For some Tunisian imams, Riyadh is using Hajj money to finance Islamic terrorism
The Hajj or pilgrimage to Makkah, the fifth pillar of the Islamic faith, will take place from Sunday 19 to Friday 24 August. Last year, some two million people took part in the celebration. For some Tunisian imams, Riyadh of using the revenues generated by the pilgrimage (about US$ 10 billion) to finance terrorism. They want to see “the obligation of this year's pilgrimage" cancelled.
Paris (AsiaNews) – Hajj is the sacred pilgrimage to Makkah that Muslims must perform at least once in their lifetime. It is the fifth pillar of Islam. But the billions of dollars the event generates is controlled Riyadh.

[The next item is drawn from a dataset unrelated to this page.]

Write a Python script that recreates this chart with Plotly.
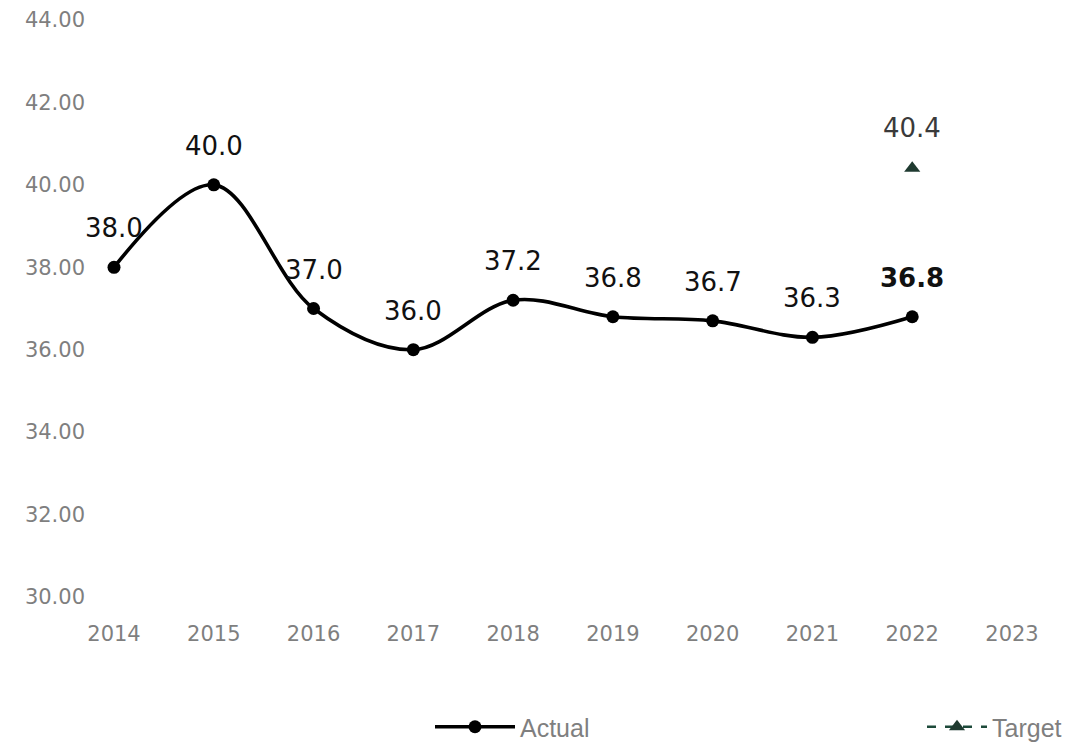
import plotly.graph_objects as go

# Yearly values
years = [2014, 2015, 2016, 2017, 2018, 2019, 2020, 2021, 2022]
actual = [38.0, 40.0, 37.0, 36.0, 37.2, 36.8, 36.7, 36.3, 36.8]
target_years = [2022]
target = [40.4]
axis_years = [2014, 2015, 2016, 2017, 2018, 2019, 2020, 2021, 2022, 2023]
y_ticks = [30, 32, 34, 36, 38, 40, 42, 44]

LABEL_FONT = "DejaVu Sans"
TICK_COLOR = "#7f7f7f"
LEGEND_FONT = dict(family="Liberation Sans Narrow, Liberation Sans", size=25, color=TICK_COLOR)

fig = go.Figure()

fig.add_trace(go.Scatter(
    x=years, y=actual, name="Actual",
    mode="lines+markers",
    line=dict(color="#000000", width=3.6, shape="spline", smoothing=1.0),
    marker=dict(color="#000000", size=13, symbol="circle"),
    cliponaxis=False,
    legend="legend",
))

fig.add_trace(go.Scatter(
    x=target_years, y=target, name="Target",
    mode="lines+markers",
    line=dict(color="#1d4a3a", width=2.5, dash="dash"),
    marker=dict(color="#1f3a30", size=14, symbol="triangle-up"),
    cliponaxis=False,
    legend="legend2",
))

# Value labels above each point; the latest actual value is in bold
for i, (x, v) in enumerate(zip(years, actual)):
    txt = f"{v:.1f}"
    if i == len(years) - 1:
        txt = f"<b>{txt}</b>"
    fig.add_annotation(
        x=x, y=v, text=txt, showarrow=False, yshift=39,
        font=dict(family=LABEL_FONT, size=26, color="#111111"),
    )
for x, v in zip(target_years, target):
    fig.add_annotation(
        x=x, y=v, text=f"{v:.1f}", showarrow=False, yshift=40,
        font=dict(family=LABEL_FONT, size=26, color="#3a3a3a"),
    )

legend_common = dict(
    orientation="h",
    xref="container", yref="container",
    xanchor="left", yanchor="middle",
    font=LEGEND_FONT,
    bgcolor="rgba(0,0,0,0)",
)

fig.update_layout(
    width=1080, height=744,
    paper_bgcolor="white", plot_bgcolor="white",
    margin=dict(l=114, r=68, t=20, b=147, autoexpand=False),
    showlegend=True,
    legend=dict(x=430 / 1080, y=1 - 727 / 744, itemwidth=80, **legend_common),
    legend2=dict(x=922 / 1080, y=1 - 727 / 744, itemwidth=60, **legend_common),
    xaxis=dict(
        range=[2014, 2023],
        tickvals=axis_years,
        ticktext=[str(y) for y in axis_years],
        showgrid=False, zeroline=False, showline=False,
        ticks="", ticklabelstandoff=22,
        tickfont=dict(family=LABEL_FONT, size=21, color=TICK_COLOR),
    ),
    yaxis=dict(
        range=[30, 44],
        tickvals=y_ticks,
        tickformat=".2f",
        showgrid=False, zeroline=False, showline=False,
        ticks="", ticklabelstandoff=28,
        tickfont=dict(family=LABEL_FONT, size=21, color=TICK_COLOR),
    ),
)

fig.write_html("out.html")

Saudi Arabia has been accused of funding Islamic terrorism and the war in Yemen, in part through the revenues generated by the Hajj. For this and other reasons, some Tunisian imams have called for a suspension of the pilgrimage obligation for this year. What follows are the thoughts of one of our contributors, a Muslim student.
Some brave and alert imams were born in Tunisia. They are not like some found in Algeria, Morocco, Egypt and elsewhere in the Muslim world. Through their union, they have called on the Grand Mufti of Tunisia "to cancel the obligation of this year's pilgrimage", given the economic benefits to the population that such a decision would bring. This could not be wrong given the cost of the hajj, which has gone "higher and higher" in the recent past. For example, in France, it is between 4,500 euros and 6,500 euros (US$ 5,200 and US$ 7,500).
The courage of these imams has pushed them not to beat around the bush. These imams make another argument I fully share. They evoke a very serious and very delicate question which unfortunately is not mentioned in other predominantly Muslim countries, namely the ideological and security question. These imams say that the money raised "is used to finance the attacks in other Muslim countries". Thus, for them it would be more appropriate to use this money "to improve the socio-economic situation of Tunisians".
I entirely share this last argument with these imams. Each pilgrimage brings to Saudi Arabia between US$ 10 and 12 billion. This is a huge source of economic rent after hydrocarbons and fits in with the kingdom’s plan to boost its tourist sector. But, the question today is where does this money go? Why is this money not shared with the poor of Muslim countries and countries that suffer from famine, especially since the majority of those who go to Makkah are poor who have saved their money for years to make the trip?
Personally, what is the pilgrimage before it is a pillar of Islam? It is one of Saudi Arabia’s commercial pillars. In other words, the Saudi God is a business and worship at the same time. This is why I ask all other Muslim countries to boycott and not contribute to the death of their Yemeni brothers, because this very money is being used to prepare '' the army of Allah '' against the ''Yemeni infidels”. Let them also realise that this money is also being used against them through Wahhabi funding of proselytism in their own countries.
Let us all welcome the initiative of Tunisian imams and be at their side against the enemy of peace and the friend of Islamist terrorism: Wahhabism. With this money, we should build hospitals, schools and universities to protect our children from ignorance and an archaic conception of life and religion.